- WHAT IS BEING ASKED: Scan the records below for the line with "Rebuild this diagram" and the line with "(0,0) rectangle (659,322);", and retype that range exactly, both ends included, pictures excepted.

- STORED RECORDS:
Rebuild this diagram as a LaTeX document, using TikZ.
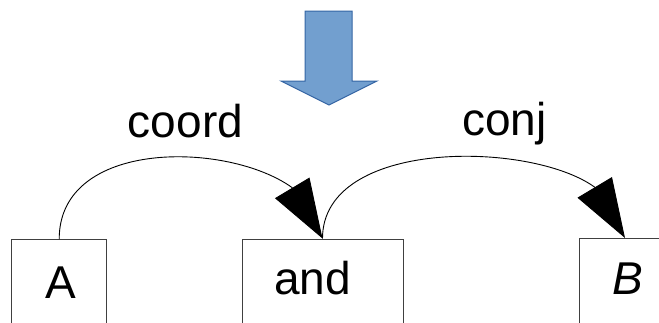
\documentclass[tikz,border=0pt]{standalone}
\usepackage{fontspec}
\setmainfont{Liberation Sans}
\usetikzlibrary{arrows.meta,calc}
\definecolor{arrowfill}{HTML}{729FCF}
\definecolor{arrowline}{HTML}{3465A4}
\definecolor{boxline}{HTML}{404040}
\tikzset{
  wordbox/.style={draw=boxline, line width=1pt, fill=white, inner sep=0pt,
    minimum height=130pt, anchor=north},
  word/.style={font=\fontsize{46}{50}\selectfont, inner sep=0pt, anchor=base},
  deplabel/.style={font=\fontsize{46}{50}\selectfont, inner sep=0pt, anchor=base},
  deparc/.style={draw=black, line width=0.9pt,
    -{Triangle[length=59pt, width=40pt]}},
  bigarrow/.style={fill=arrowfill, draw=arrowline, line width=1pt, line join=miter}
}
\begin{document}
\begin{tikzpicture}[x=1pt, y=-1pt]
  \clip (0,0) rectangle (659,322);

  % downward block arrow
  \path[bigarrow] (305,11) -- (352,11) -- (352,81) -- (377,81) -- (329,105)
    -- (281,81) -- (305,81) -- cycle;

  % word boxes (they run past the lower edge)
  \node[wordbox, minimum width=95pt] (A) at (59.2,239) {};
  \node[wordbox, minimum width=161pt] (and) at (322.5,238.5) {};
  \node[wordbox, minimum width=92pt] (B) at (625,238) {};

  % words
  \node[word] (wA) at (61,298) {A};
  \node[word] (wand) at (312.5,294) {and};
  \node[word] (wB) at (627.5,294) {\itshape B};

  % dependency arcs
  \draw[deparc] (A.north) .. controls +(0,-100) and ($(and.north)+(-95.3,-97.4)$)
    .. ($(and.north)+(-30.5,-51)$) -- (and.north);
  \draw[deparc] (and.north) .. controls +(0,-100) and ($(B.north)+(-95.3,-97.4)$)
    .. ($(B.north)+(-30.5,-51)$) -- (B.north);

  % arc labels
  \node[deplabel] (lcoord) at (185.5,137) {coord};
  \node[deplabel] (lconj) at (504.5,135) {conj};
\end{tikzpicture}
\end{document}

* * *

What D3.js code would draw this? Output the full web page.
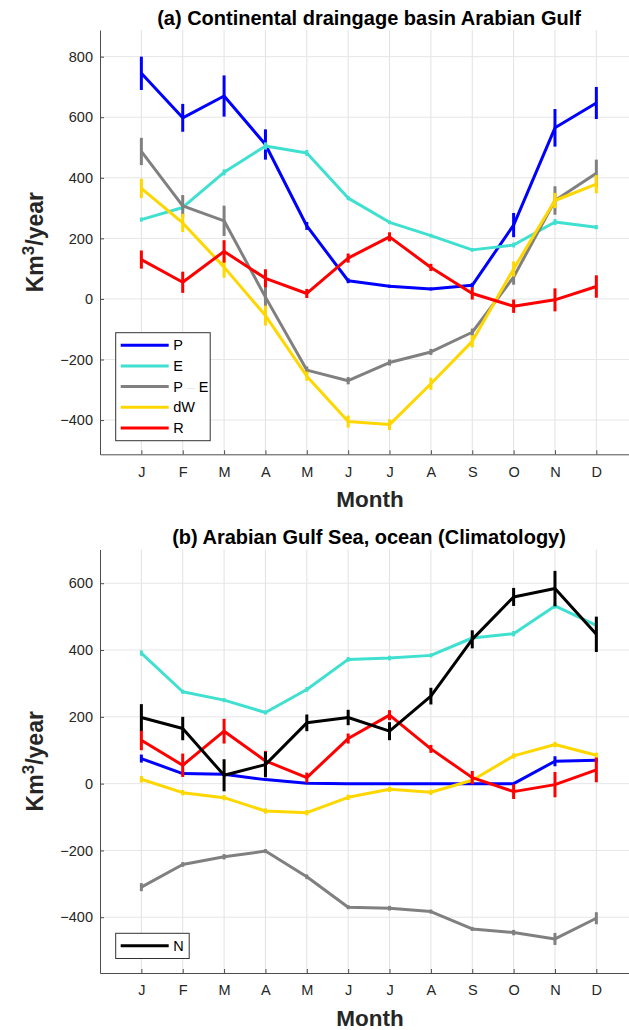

- SOLUTION TO THIS PROBLEM:
Rebuild this diagram as a LaTeX document, using TikZ.
\documentclass[tikz,border=0pt]{standalone}
\usepackage{fontspec}
\setmainfont{Liberation Sans}
\usetikzlibrary{arrows.meta,calc}
\definecolor{arrowfill}{HTML}{729FCF}
\definecolor{arrowline}{HTML}{3465A4}
\definecolor{boxline}{HTML}{404040}
\tikzset{
  wordbox/.style={draw=boxline, line width=1pt, fill=white, inner sep=0pt,
    minimum height=130pt, anchor=north},
  word/.style={font=\fontsize{46}{50}\selectfont, inner sep=0pt, anchor=base},
  deplabel/.style={font=\fontsize{46}{50}\selectfont, inner sep=0pt, anchor=base},
  deparc/.style={draw=black, line width=0.9pt,
    -{Triangle[length=59pt, width=40pt]}},
  bigarrow/.style={fill=arrowfill, draw=arrowline, line width=1pt, line join=miter}
}
\begin{document}
\begin{tikzpicture}[x=1pt, y=-1pt]
  \clip (0,0) rectangle (659,322);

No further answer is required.